The Federal Reserve is proposing a rewrite of the Volcker Rule, one of the central pieces of the Dodd-Frank financial reform legislation implemented after the financial crisis. The rule banned most proprietary trading by banks.
The Fed’s changes would relax rules that only permit trades related to market-making and underwriting, by making it easier for banks to show that trades met near-term demand from clients.
The proposal also calls for repealing a standard that assumes that when a bank is short-term trading, it is profit-seeking unless it can prove otherwise. The standard would be replaced with an accounting test.
Additionally, the Fed would create a tiered framework putting the strictest oversight on the institutions that do the most active trading while giving more latitude to smaller, less-complex banks. Banks with less than $1 billion in trading assets would be presumed compliant.
Eighteen banks with more than $10 billion in trading assets face the most rigorous rules. Those banks account for 95% of all trading activity.
“I view this proposal as an important milestone in comprehensive Volcker Rule reform, but not the completion of our work,” said Randal Quarles, the Fed’s vice chair for supervision, in a statement. He added that the objective was to simplify and tailor the rule but noted that further reforms are possible.

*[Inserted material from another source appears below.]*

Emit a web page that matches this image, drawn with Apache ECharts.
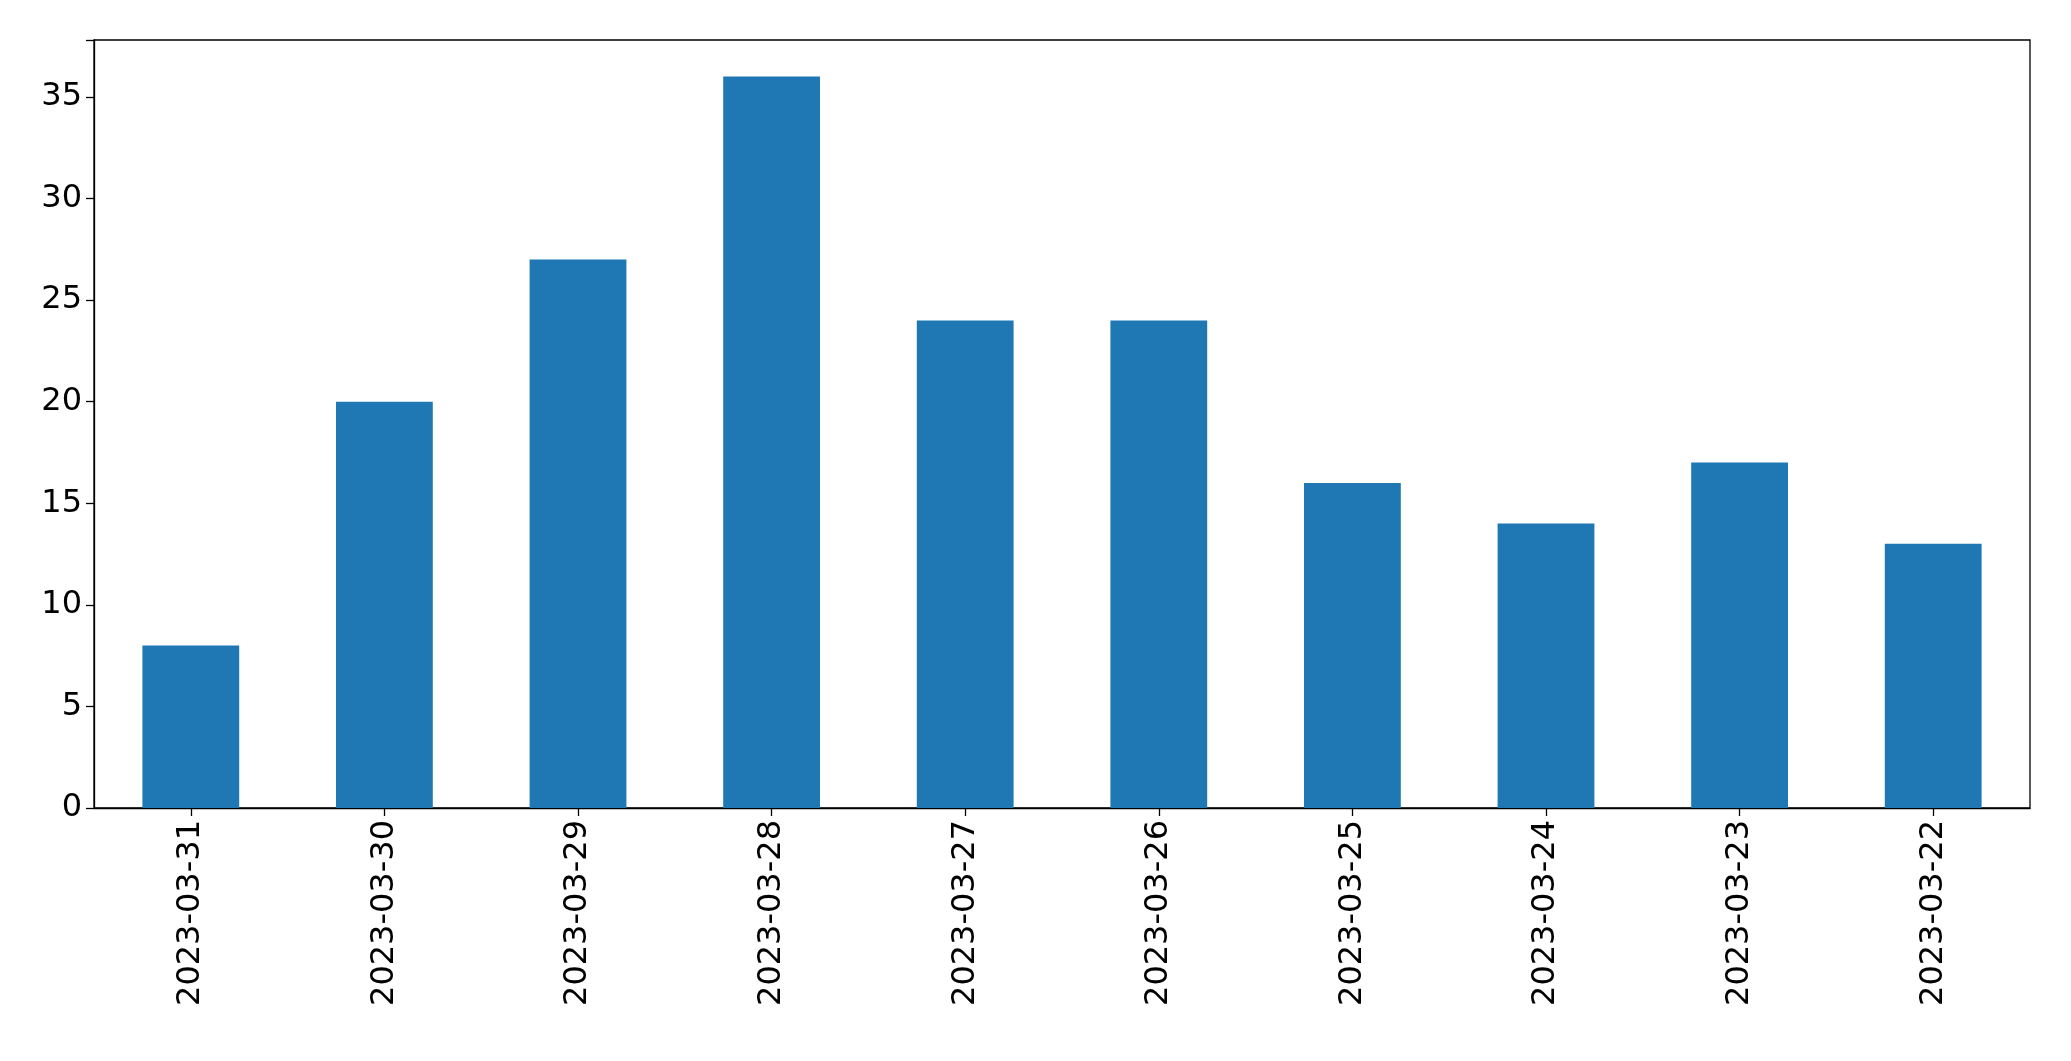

Former Fed chairman Paul Volcker, for whom the rule is named, said in a statement Wednesday that he welcomed proposals to simplify it.
“What is critical is that simplification not undermine the core principle at stake — that taxpayer-supported banking groups, of any size, not participate in proprietary trading at odds with the basic public and customers’ interests,” Volcker said.
Democratic Senator Elizabeth Warren of Massachusetts said, “Even as banks make record profits, their former banker buddies turned regulators are doing them favors by rolling back a rule that protects taxpayers from another bailout.”
The three-member Federal Reserve Board approved the proposal unanimously.